## TASK INSTRUCTIONS
Word for word, print each line of the listing below; pictures stay out.

## DATA EXCERPT
# # # #

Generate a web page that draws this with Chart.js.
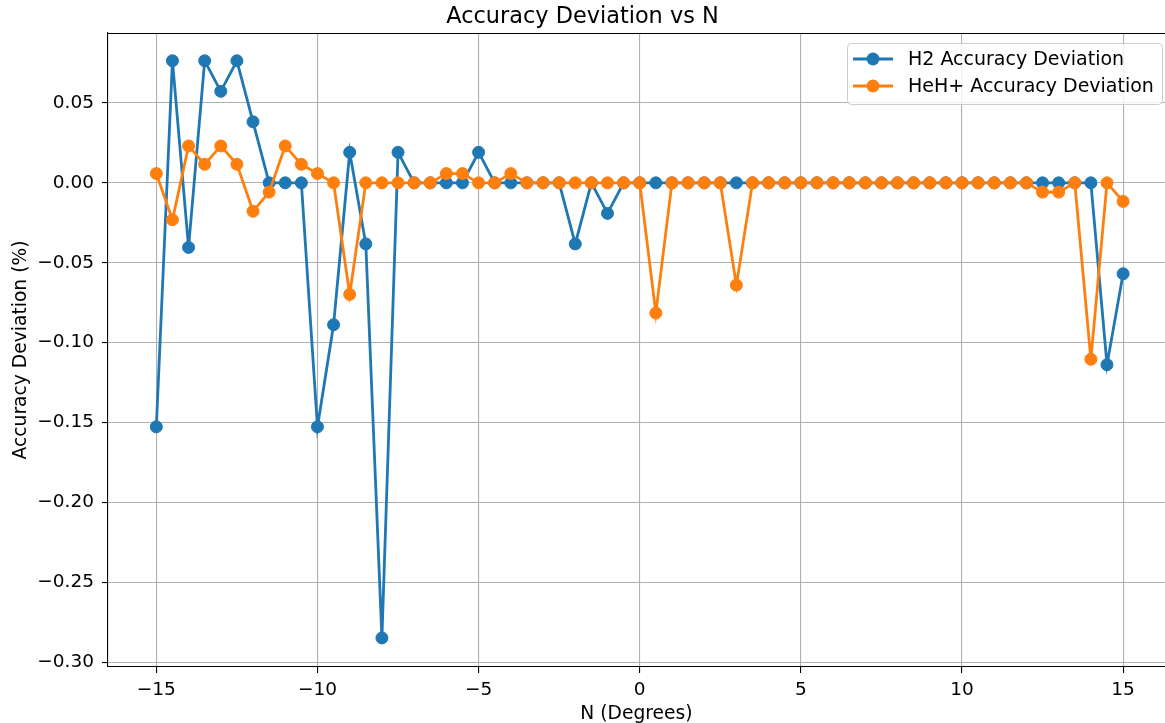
<!DOCTYPE html>
<html>
<head>
<meta charset="utf-8">
<script src="https://cdn.jsdelivr.net/npm/chart.js@4/dist/chart.umd.min.js"></script>
<style>
    html, body { margin: 0; padding: 0; background: #fff; }
    #wrap { width: 1165px; height: 723px; }
</style>
</head>
<body>
<div id="wrap"><canvas id="deviation-chart"></canvas></div>
<script>
// угол N, градусы
const nDegrees = [
    -15, -14.5, -14, -13.5, -13, -12.5, -12, -11.5, -11, -10.5,
    -10, -9.5, -9, -8.5, -8, -7.5, -7, -6.5, -6, -5.5,
    -5, -4.5, -4, -3.5, -3, -2.5, -2, -1.5, -1, -0.5,
    0, 0.5, 1, 1.5, 2, 2.5, 3, 3.5, 4, 4.5,
    5, 5.5, 6, 6.5, 7, 7.5, 8, 8.5, 9, 9.5,
    10, 10.5, 11, 11.5, 12, 12.5, 13, 13.5, 14, 14.5,
    15
];

// отклонение точности H2, %
const h2Deviation = [
    -0.1527, 0.0764, -0.0404, 0.0764, 0.0573, 0.0764, 0.0382, 0, 0, 0,
    -0.1527, -0.0888, 0.0191, -0.0382, -0.2848, 0.0191, 0, 0, 0, 0,
    0.0191, 0, 0, 0, 0, 0, -0.0382, 0, -0.0191, 0,
    0, 0, 0, 0, 0, 0, 0, 0, 0, 0,
    0, 0, 0, 0, 0, 0, 0, 0, 0, 0,
    0, 0, 0, 0, 0, 0, 0, 0, 0, -0.1138,
    -0.0569
];

// отклонение точности HeH+, %
const hehDeviation = [
    0.0058, -0.0231, 0.0231, 0.0116, 0.0231, 0.0116, -0.0178, -0.0058, 0.0231, 0.0116,
    0.0058, 0, -0.0698, 0, 0, 0, 0, 0, 0.0058, 0.0058,
    0, 0, 0.0058, 0, 0, 0, 0, 0, 0, 0,
    0, -0.0815, 0, 0, 0, 0, -0.0640, 0, 0, 0,
    0, 0, 0, 0, 0, 0, 0, 0, 0, 0,
    0, 0, 0, 0, 0, -0.0058, -0.0058, 0, -0.1104, 0,
    -0.0116
];

const xTicks = [-15, -10, -5, 0, 5, 10, 15];
const yTicks = [-0.30, -0.25, -0.20, -0.15, -0.10, -0.05, 0.00, 0.05];

const seriesNames = ['H2 Accuracy Deviation', 'HeH+ Accuracy Deviation'];
const seriesColors = ['#1f77b4', '#ff7f0e'];

const FONT = "'DejaVu Sans', sans-serif";

// минус как в matplotlib
function withMinus(text) {
    return text.replace('-', '\u2212');
}

function makeDataset(i, values) {
    return {
        label: seriesNames[i],
        data: nDegrees.map((n, k) => ({x: n, y: values[k]})),
        borderColor: seriesColors[i],
        backgroundColor: seriesColors[i],
        pointBackgroundColor: seriesColors[i],
        pointBorderColor: seriesColors[i],
        borderWidth: 2.8,
        pointRadius: 6,
        pointHoverRadius: 6,
        pointBorderWidth: 1,
        tension: 0,
        order: 1 - i
    };
}

// рамка сверху + легенда внутри области графика
const framePlugin = {
    id: 'frameAndLegend',
    afterDraw(chart) {
        const ctx = chart.ctx;
        const area = chart.chartArea;
        ctx.save();
        ctx.strokeStyle = '#000';
        ctx.lineWidth = 1.1;
        ctx.beginPath();
        ctx.moveTo(area.left, area.top + 0.5);
        ctx.lineTo(area.right, area.top + 0.5);
        ctx.stroke();

        const boxW = 315, boxH = 61;
        const boxX = 847;
        const boxY = area.top + 10;
        ctx.fillStyle = 'rgba(255,255,255,0.8)';
        ctx.strokeStyle = '#cccccc';
        ctx.lineWidth = 1;
        ctx.beginPath();
        ctx.roundRect(boxX + 0.5, boxY + 0.5, boxW, boxH, 4);
        ctx.fill();
        ctx.stroke();

        ctx.font = '19px ' + FONT;
        ctx.textBaseline = 'middle';
        ctx.textAlign = 'left';
        chart.data.datasets.forEach((ds, i) => {
            const y = boxY + 16 + i * 27;
            ctx.strokeStyle = ds.borderColor;
            ctx.lineWidth = 2.8;
            ctx.beginPath();
            ctx.moveTo(boxX + 6, y);
            ctx.lineTo(boxX + 46, y);
            ctx.stroke();
            ctx.fillStyle = ds.borderColor;
            ctx.beginPath();
            ctx.arc(boxX + 26, y, 6.5, 0, Math.PI * 2);
            ctx.fill();
            ctx.fillStyle = '#000';
            ctx.fillText(ds.label, boxX + 61, y + 1);
        });
        ctx.restore();
    }
};

new Chart(document.getElementById('deviation-chart'), {
    type: 'line',
    data: {
        datasets: [
            makeDataset(0, h2Deviation),
            makeDataset(1, hehDeviation)
        ]
    },
    options: {
        responsive: true,
        maintainAspectRatio: false,
        animation: false,
        layout: {padding: 0, autoPadding: false},
        plugins: {
            legend: {display: false},
            tooltip: {enabled: false},
            title: {
                display: true,
                text: 'Accuracy Deviation vs N',
                color: '#000',
                font: {family: FONT, size: 22.4, weight: 'normal', lineHeight: 1.2},
                padding: {top: 4, bottom: 2.1}
            }
        },
        scales: {
            x: {
                type: 'linear',
                min: -16.5,
                max: 16.3,
                afterBuildTicks: (scale) => {
                    scale.ticks = xTicks.map(v => ({value: v}));
                },
                afterFit: (scale) => {
                    scale.height = 56;
                },
                ticks: {
                    color: '#000',
                    font: {family: FONT, size: 18.5},
                    padding: 6,
                    maxRotation: 0,
                    autoSkip: false,
                    callback: (v) => withMinus(String(v))
                },
                grid: {
                    color: '#b0b0b0',
                    lineWidth: 1.1,
                    tickColor: '#000',
                    tickLength: 6,
                    tickWidth: 1.1
                },
                border: {color: '#000', width: 1.1},
                title: {
                    display: true,
                    text: 'N (Degrees)',
                    color: '#000',
                    font: {family: FONT, size: 18.7, lineHeight: 1},
                    padding: {top: 0, bottom: 0}
                }
            },
            y: {
                min: -0.303,
                max: 0.0938,
                afterBuildTicks: (scale) => {
                    scale.ticks = yTicks.map(v => ({value: v}));
                },
                afterFit: (scale) => {
                    scale.width = 108;
                },
                ticks: {
                    color: '#000',
                    font: {family: FONT, size: 18.5},
                    padding: 8,
                    autoSkip: false,
                    callback: (v) => withMinus(Number(v).toFixed(2))
                },
                grid: {
                    color: '#b0b0b0',
                    lineWidth: 1.1,
                    tickColor: '#000',
                    tickLength: 6,
                    tickWidth: 1.1
                },
                border: {color: '#000', width: 1.1},
                title: {
                    display: true,
                    text: 'Accuracy Deviation (%)',
                    color: '#000',
                    font: {family: FONT, size: 18.7, lineHeight: 1},
                    padding: {top: 12, bottom: 0}
                }
            }
        }
    },
    plugins: [framePlugin]
});
</script>
</body>
</html>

# # # #

## SOLUTION FOR THIS PROBLEM
Generate a web page that draws this with Chart.js.
<!DOCTYPE html>
<html>
<head>
<meta charset="utf-8">
<script src="https://cdn.jsdelivr.net/npm/chart.js@4/dist/chart.umd.min.js"></script>
<style>
    html, body { margin: 0; padding: 0; background: #fff; }
    #wrap { width: 1165px; height: 723px; }
</style>
</head>
<body>
<div id="wrap"><canvas id="deviation-chart"></canvas></div>
<script>
// угол N, градусы
const nDegrees = [
    -15, -14.5, -14, -13.5, -13, -12.5, -12, -11.5, -11, -10.5,
    -10, -9.5, -9, -8.5, -8, -7.5, -7, -6.5, -6, -5.5,
    -5, -4.5, -4, -3.5, -3, -2.5, -2, -1.5, -1, -0.5,
    0, 0.5, 1, 1.5, 2, 2.5, 3, 3.5, 4, 4.5,
    5, 5.5, 6, 6.5, 7, 7.5, 8, 8.5, 9, 9.5,
    10, 10.5, 11, 11.5, 12, 12.5, 13, 13.5, 14, 14.5,
    15
];

// отклонение точности H2, %
const h2Deviation = [
    -0.1527, 0.0764, -0.0404, 0.0764, 0.0573, 0.0764, 0.0382, 0, 0, 0,
    -0.1527, -0.0888, 0.0191, -0.0382, -0.2848, 0.0191, 0, 0, 0, 0,
    0.0191, 0, 0, 0, 0, 0, -0.0382, 0, -0.0191, 0,
    0, 0, 0, 0, 0, 0, 0, 0, 0, 0,
    0, 0, 0, 0, 0, 0, 0, 0, 0, 0,
    0, 0, 0, 0, 0, 0, 0, 0, 0, -0.1138,
    -0.0569
];

// отклонение точности HeH+, %
const hehDeviation = [
    0.0058, -0.0231, 0.0231, 0.0116, 0.0231, 0.0116, -0.0178, -0.0058, 0.0231, 0.0116,
    0.0058, 0, -0.0698, 0, 0, 0, 0, 0, 0.0058, 0.0058,
    0, 0, 0.0058, 0, 0, 0, 0, 0, 0, 0,
    0, -0.0815, 0, 0, 0, 0, -0.0640, 0, 0, 0,
    0, 0, 0, 0, 0, 0, 0, 0, 0, 0,
    0, 0, 0, 0, 0, -0.0058, -0.0058, 0, -0.1104, 0,
    -0.0116
];

const xTicks = [-15, -10, -5, 0, 5, 10, 15];
const yTicks = [-0.30, -0.25, -0.20, -0.15, -0.10, -0.05, 0.00, 0.05];

const seriesNames = ['H2 Accuracy Deviation', 'HeH+ Accuracy Deviation'];
const seriesColors = ['#1f77b4', '#ff7f0e'];

const FONT = "'DejaVu Sans', sans-serif";

// минус как в matplotlib
function withMinus(text) {
    return text.replace('-', '\u2212');
}

function makeDataset(i, values) {
    return {
        label: seriesNames[i],
        data: nDegrees.map((n, k) => ({x: n, y: values[k]})),
        borderColor: seriesColors[i],
        backgroundColor: seriesColors[i],
        pointBackgroundColor: seriesColors[i],
        pointBorderColor: seriesColors[i],
        borderWidth: 2.8,
        pointRadius: 6,
        pointHoverRadius: 6,
        pointBorderWidth: 1,
        tension: 0,
        order: 1 - i
    };
}

// рамка сверху + легенда внутри области графика
const framePlugin = {
    id: 'frameAndLegend',
    afterDraw(chart) {
        const ctx = chart.ctx;
        const area = chart.chartArea;
        ctx.save();
        ctx.strokeStyle = '#000';
        ctx.lineWidth = 1.1;
        ctx.beginPath();
        ctx.moveTo(area.left, area.top + 0.5);
        ctx.lineTo(area.right, area.top + 0.5);
        ctx.stroke();

        const boxW = 315, boxH = 61;
        const boxX = 847;
        const boxY = area.top + 10;
        ctx.fillStyle = 'rgba(255,255,255,0.8)';
        ctx.strokeStyle = '#cccccc';
        ctx.lineWidth = 1;
        ctx.beginPath();
        ctx.roundRect(boxX + 0.5, boxY + 0.5, boxW, boxH, 4);
        ctx.fill();
        ctx.stroke();

        ctx.font = '19px ' + FONT;
        ctx.textBaseline = 'middle';
        ctx.textAlign = 'left';
        chart.data.datasets.forEach((ds, i) => {
            const y = boxY + 16 + i * 27;
            ctx.strokeStyle = ds.borderColor;
            ctx.lineWidth = 2.8;
            ctx.beginPath();
            ctx.moveTo(boxX + 6, y);
            ctx.lineTo(boxX + 46, y);
            ctx.stroke();
            ctx.fillStyle = ds.borderColor;
            ctx.beginPath();
            ctx.arc(boxX + 26, y, 6.5, 0, Math.PI * 2);
            ctx.fill();
            ctx.fillStyle = '#000';
            ctx.fillText(ds.label, boxX + 61, y + 1);
        });
        ctx.restore();
    }
};

new Chart(document.getElementById('deviation-chart'), {
    type: 'line',
    data: {
        datasets: [
            makeDataset(0, h2Deviation),
            makeDataset(1, hehDeviation)
        ]
    },
    options: {
        responsive: true,
        maintainAspectRatio: false,
        animation: false,
        layout: {padding: 0, autoPadding: false},
        plugins: {
            legend: {display: false},
            tooltip: {enabled: false},
            title: {
                display: true,
                text: 'Accuracy Deviation vs N',
                color: '#000',
                font: {family: FONT, size: 22.4, weight: 'normal', lineHeight: 1.2},
                padding: {top: 4, bottom: 2.1}
            }
        },
        scales: {
            x: {
                type: 'linear',
                min: -16.5,
                max: 16.3,
                afterBuildTicks: (scale) => {
                    scale.ticks = xTicks.map(v => ({value: v}));
                },
                afterFit: (scale) => {
                    scale.height = 56;
                },
                ticks: {
                    color: '#000',
                    font: {family: FONT, size: 18.5},
                    padding: 6,
                    maxRotation: 0,
                    autoSkip: false,
                    callback: (v) => withMinus(String(v))
                },
                grid: {
                    color: '#b0b0b0',
                    lineWidth: 1.1,
                    tickColor: '#000',
                    tickLength: 6,
                    tickWidth: 1.1
                },
                border: {color: '#000', width: 1.1},
                title: {
                    display: true,
                    text: 'N (Degrees)',
                    color: '#000',
                    font: {family: FONT, size: 18.7, lineHeight: 1},
                    padding: {top: 0, bottom: 0}
                }
            },
            y: {
                min: -0.303,
                max: 0.0938,
                afterBuildTicks: (scale) => {
                    scale.ticks = yTicks.map(v => ({value: v}));
                },
                afterFit: (scale) => {
                    scale.width = 108;
                },
                ticks: {
                    color: '#000',
                    font: {family: FONT, size: 18.5},
                    padding: 8,
                    autoSkip: false,
                    callback: (v) => withMinus(Number(v).toFixed(2))
                },
                grid: {
                    color: '#b0b0b0',
                    lineWidth: 1.1,
                    tickColor: '#000',
                    tickLength: 6,
                    tickWidth: 1.1
                },
                border: {color: '#000', width: 1.1},
                title: {
                    display: true,
                    text: 'Accuracy Deviation (%)',
                    color: '#000',
                    font: {family: FONT, size: 18.7, lineHeight: 1},
                    padding: {top: 12, bottom: 0}
                }
            }
        }
    },
    plugins: [framePlugin]
});
</script>
</body>
</html>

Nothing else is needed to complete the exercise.